Extraditar a Estados Unidos al editor de Wikileaks sería un modo de amedrentar a los medios de comunicación y a sus fuentes

Partidarios de Julian Assange, este martes frente a la Corte de Apelaciones de Londres.
Partidarios de Julian Assange, este martes frente a la Corte de Apelaciones de Londres.TOBY MELVILLE (REUTERS)
El País

En las próximas horas un tribunal del Reino Unido podría decidir si Julian Assange, editor de Wikileaks acusado de revelar en 2010 y 2011 información secreta del Gobierno estadounidense, tiene derecho a recurrir su extradición a Estados Unidos, autorizada en 2022 por el Tribunal Supremo británico y confirmada por el Ejecutivo. Negar ese derecho al célebre hacker australiano ­—cuyas revelaciones mostraron a la opinión pública mundial hechos y estrategias que Washington intentó ocultar durante años— no solo puede significar una condena a 175 años de cárcel para una persona cuyo supuesto delito fue publicar documentación que un Gobierno escondía deliberadamente a su sociedad, sino también un duro golpe para el periodismo de investigación y, en suma, para la libertad de prensa en todo el mundo.

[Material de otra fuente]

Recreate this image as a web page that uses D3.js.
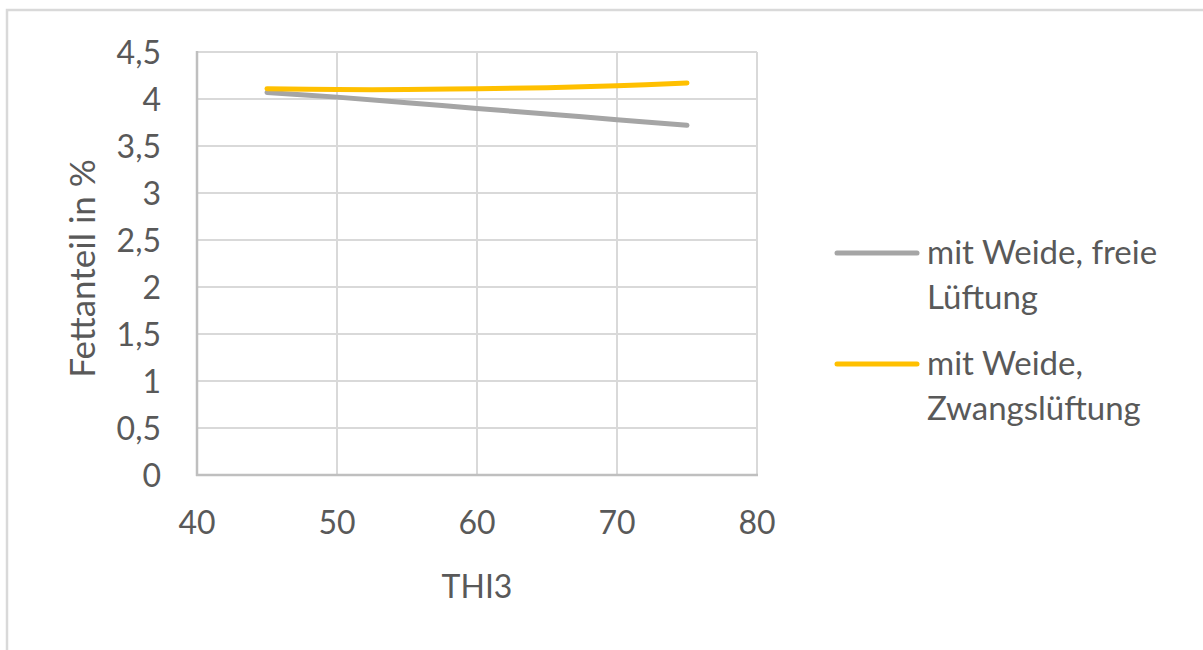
<!DOCTYPE html>
<html><head><meta charset="utf-8">
<script src="https://cdn.jsdelivr.net/npm/d3@7"></script>
<style>body{margin:0;background:#fff;} text{font-family:Lato, "Open Sans", sans-serif; fill:#595959;}</style>
</head><body>
<svg id="c" width="1203" height="650"></svg>
<script>
const thi = [45, 50, 55, 60, 65, 70, 75];
const freieLueftung = [4.07, 4.02, 3.96, 3.90, 3.84, 3.78, 3.72];
const zwangsLueftung = [4.11, 4.10, 4.10, 4.11, 4.12, 4.14, 4.17];
const xTicks = [40, 50, 60, 70, 80];
const yTicks = [0, 0.5, 1, 1.5, 2, 2.5, 3, 3.5, 4, 4.5];
const seriesNames = [["mit Weide, freie", "Lüftung"], ["mit Weide,", "Zwangslüftung"]];
const seriesColors = ["#a5a5a5", "#ffc000"];

const svg = d3.select("#c");
// outer chart border
svg.append("path").attr("d", "M7,650 V10 H1203").attr("fill", "none").attr("stroke", "#d9d9d9").attr("stroke-width", 2.5);

const x = d3.scaleLinear().domain([40, 80]).range([197, 757]);
const y = d3.scaleLinear().domain([0, 4.5]).range([475, 52]);

const g = svg.append("g");
// gridlines
g.selectAll(".hg").data(yTicks.filter(d => d > 0)).enter().append("line")
  .attr("x1", x(40)).attr("x2", x(80)).attr("y1", d => y(d)).attr("y2", d => y(d))
  .attr("stroke", "#d9d9d9").attr("stroke-width", 2);
g.selectAll(".vg").data(xTicks.filter(d => d > 40)).enter().append("line")
  .attr("x1", d => x(d)).attr("x2", d => x(d)).attr("y1", y(0)).attr("y2", y(4.5))
  .attr("stroke", "#d9d9d9").attr("stroke-width", 2);
// axes lines
g.append("line").attr("x1", x(40)).attr("x2", x(40)).attr("y1", y(0)+1).attr("y2", y(4.5)-1).attr("stroke", "#bfbfbf").attr("stroke-width", 2.5);
g.append("line").attr("x1", x(40)-1).attr("x2", x(80)+1).attr("y1", y(0)).attr("y2", y(0)).attr("stroke", "#bfbfbf").attr("stroke-width", 2.5);

// tick labels
g.selectAll(".yl").data(yTicks).enter().append("text")
  .attr("x", 161).attr("y", d => y(d)).attr("dy", "0.36em").attr("text-anchor", "end")
  .attr("font-size", 32).text(d => String(d).replace(".", ","));
g.selectAll(".xl").data(xTicks).enter().append("text")
  .attr("x", d => x(d)).attr("y", 534).attr("text-anchor", "middle")
  .attr("font-size", 32).text(d => d);

// axis titles
svg.append("text").attr("transform", "translate(95," + ((y(0)+y(4.5))/2 + 5) + ") rotate(-90)")
  .attr("text-anchor", "middle").attr("font-size", 35).text("Fettanteil in %");
svg.append("text").attr("x", (x(40)+x(80))/2).attr("y", 598).attr("text-anchor", "middle")
  .attr("font-size", 32).text("THI3");

// lines
const line = d3.line().x((d, i) => x(thi[i])).y(d => y(d)).curve(d3.curveCatmullRom);
[freieLueftung, zwangsLueftung].forEach((s, i) => {
  svg.append("path").datum(s).attr("d", line).attr("fill", "none")
    .attr("stroke", seriesColors[i]).attr("stroke-width", 5).attr("stroke-linecap", "round");
});

// legend
const legY = [253, 364];
seriesNames.forEach((nm, i) => {
  svg.append("line").attr("x1", 837).attr("x2", 917).attr("y1", legY[i]).attr("y2", legY[i])
    .attr("stroke", seriesColors[i]).attr("stroke-width", 5).attr("stroke-linecap", "round");
  nm.forEach((t, j) => {
    svg.append("text").attr("x", 927).attr("y", legY[i] + 11 + j * 45).attr("font-size", 33).text(t);
  });
});
</script>
</body></html>
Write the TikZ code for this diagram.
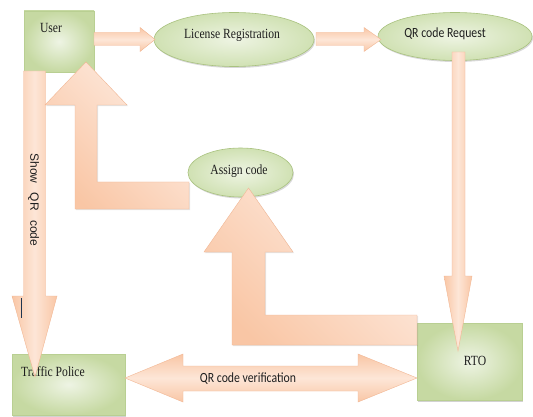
\documentclass[tikz,border=0pt]{standalone}
\usepackage{fontspec}
\setmainfont{Liberation Serif}
\newfontfamily\tnrfont[FakeStretch=0.83]{Liberation Serif}
\newfontfamily\calfont[FakeStretch=0.84]{Carlito}
\newfontfamily\arsfont{Liberation Sans}
\usetikzlibrary{shapes.geometric,shadows}
\definecolor{peach}{HTML}{F9C6A5}
\definecolor{peachl}{HTML}{FDE6D7}
\definecolor{peachxl}{HTML}{FEEDE3}
\definecolor{peachd}{HTML}{F2B794}
\definecolor{grn}{HTML}{C6D9A2}
\definecolor{grnl}{HTML}{EEF4E4}
\definecolor{grnline}{HTML}{B9CF92}
\definecolor{ell}{HTML}{D0E1B3}
\definecolor{elll}{HTML}{EEF4E3}
\definecolor{ellline}{HTML}{A9C27F}
\definecolor{txt}{HTML}{1E1E1E}
\definecolor{navy}{HTML}{1F3550}
\tikzset{
  greenbox/.style={rectangle, draw=grnline, line width=0.5pt, inner sep=0pt,
    inner color=grnl, outer color=grn,
    drop shadow={shadow xshift=1.2pt, shadow yshift=-1.5pt, opacity=0.35}},
  ellip/.style={ellipse, draw=ellline, line width=0.6pt, inner sep=0pt,
    inner color=elll, outer color=ell,
    drop shadow={shadow xshift=1pt, shadow yshift=-1.5pt, opacity=0.3}},
  barr/.style={draw=peachd, line width=0.4pt, top color=peachxl, bottom color=peach, shading angle=-45,
    drop shadow={shadow xshift=1pt, shadow yshift=-1.2pt, opacity=0.2}},
  varr/.style={draw=peachd, line width=0.4pt, left color=peach, right color=peach, middle color=peachl},
  harr/.style={draw=peachd, line width=0.4pt, top color=peach, bottom color=peach, middle color=peachl},
  serif/.style={font=\tnrfont\fontsize{14}{16}\selectfont, text=txt, inner sep=0pt},
  sans/.style={font=\calfont\fontsize{14}{16}\selectfont, text=txt, inner sep=0pt},
}
\begin{document}
\begin{tikzpicture}[x=1pt,y=-1pt]
\useasboundingbox (0,0) rectangle (533,417);
\fill[white] (0,0) rectangle (533,417);

% nodes
\node[greenbox, minimum width=70pt, minimum height=61pt] (user) at (59,41.5) {};
\node[greenbox, minimum width=113pt, minimum height=61pt] (tp) at (68.5,384.5) {};
\node[greenbox, minimum width=105pt, minimum height=77pt] (rto) at (469.5,361.5) {};
\node[ellip, minimum width=160pt, minimum height=54pt] (lr) at (234,39.5) {};
\node[ellip, minimum width=154pt, minimum height=48pt] (qr) at (455,36.5) {};
\node[ellip, minimum width=105pt, minimum height=49pt] (assign) at (240.5,172.5) {};

% labels
\node[serif] (usert) at (51,28) {User};
\node[serif] (tpt) at (53,372) {Traffic Police};
\node[serif] (rtot) at (475,361) {RTO};
\node[serif] (lrt) at (232,35) {License Registration};
\node[sans] (qrt) at (445,34) {QR code Request};
\node[serif] (assignt) at (239,171) {Assign code};

% User -> License Registration
\draw[harr] (94,32.5) -- (140,32.5) -- (140,27.5) -- (155,39.5) -- (140,51.5) -- (140,45.5) -- (94,45.5) -- cycle;
% License Registration -> QR code Request
\draw[harr] (316,32.5) -- (364,32.5) -- (364,27.5) -- (381,39.5) -- (364,51.5) -- (364,45.5) -- (316,45.5) -- cycle;
% QR code Request -> RTO
\draw[varr] (452,52) -- (465,52) -- (465,276) -- (472,276) -- (458,351) -- (444,276) -- (452,276) -- cycle;
% User -> Traffic Police (Show QR code)
\draw[varr] (23.5,71) -- (45.5,71) -- (45.5,296) -- (57,296) -- (35,377) -- (12,296) -- (23.5,296) -- cycle;
% Assign code -> User (bent)
\draw[barr] (189,182) -- (97,182) -- (97,105) -- (127,105) -- (86,62) -- (45,105) -- (75,105) -- (75,209) -- (189,209) -- cycle;
% RTO -> Assign code (bent)
\draw[barr] (417,315) -- (265,315) -- (265,252) -- (293,252) -- (248.5,188) -- (204,252) -- (232,252) -- (232,345) -- (417,345) -- cycle;
% Traffic Police <-> RTO
\draw[harr] (125,378) -- (183,354) -- (183,366) -- (358,366) -- (358,354) -- (417,378) -- (358,402) -- (358,391) -- (183,391) -- (183,402) -- cycle;

\node[sans] (qrv) at (248,379) {QR code verification};
\node[rotate=-90, font=\arsfont\fontsize{12}{14}\selectfont, text=txt, inner sep=0pt] (sqr) at (33.5,200) {Show\hspace{6pt} QR\hspace{6pt} code};

\coordinate (bar1) at (21.7,298);
\coordinate (bar2) at (21.7,318);
\draw[navy, line width=1.3pt] (bar1) -- (bar2);
\end{tikzpicture}
\end{document}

La actuación de Assange fue vital para difundir informaciones amparadas en un uso falaz del concepto de secreto de Estado. Entre ellas, pruebas documentales de actuaciones ilegales del ejército estadounidense contra civiles en las guerras de Afganistán e Irak o presiones a los gobiernos de países soberanos a lo largo de varias décadas.

La de Wikileaks fue una labor de difusión en la que colaboraron medios de todo el mundo aportando cientos de profesionales que verificaron la autenticidad de la documentación y, en sintonía con los códigos deontológicos periodísticos, pusieron en práctica los protocolos necesarios para garantizar que la publicación de dichas informaciones no pusiera en peligro la vida de ninguna persona. Así sucedió, por ejemplo, con la publicación a partir de 2010 de más de 250.000 documentos del Departamento de Estado en la que participaron EL PAÍS, The New York Times, The Guardian, Le Monde y Der Spiegel.

El hostigamiento sufrido por Julian Assange desde prácticamente esa misma fecha —lo que le obligó a pedir asilo durante siete años al Gobierno de Ecuador en su embajada en Londres, donde además, como reveló EL PAÍS, fue espiado 24 horas al día por una empresa española— va más allá de la persecución por parte de Washington de un presunto delito de revelación de secretos, sino que constituye un inequívoco modo de amedrentar a los medios de comunicación y a sus fuentes.

Ciertamente, la figura de Assange es controvertida. Sus problemas judiciales comenzaron con una huida de la justicia sueca tras ser acusado de violación y abusos sexuales, cargos de los que siempre se declaró inocente y víctima de un montaje para extraditarlo a EE UU. También fue acusado de formar parte de la estrategia de Vladímir Putin para desestabilizar a Occidente. Finalmente, la relación con los medios que difundieron las informaciones de Wikileaks ha sido en ocasiones turbulenta. Pero nada de esto puede ocultar su decisivo papel como actor necesario para que los derechos de los ciudadanos, especialmente los estadounidenses, se vieran respetados cuando su Gobierno actuaba en dirección contraria.

En Londres se decide hoy mucho más que la extradición de un ciudadano particular acusado de un delito. Lo que está en juego es, en un tiempo de montajes, bulos y realidades alternativas como el que vivimos, una forma rigurosa e independiente de hacer periodismo. Y con ella, dos puntales de la democracia: la libertad de prensa y el derecho a la información.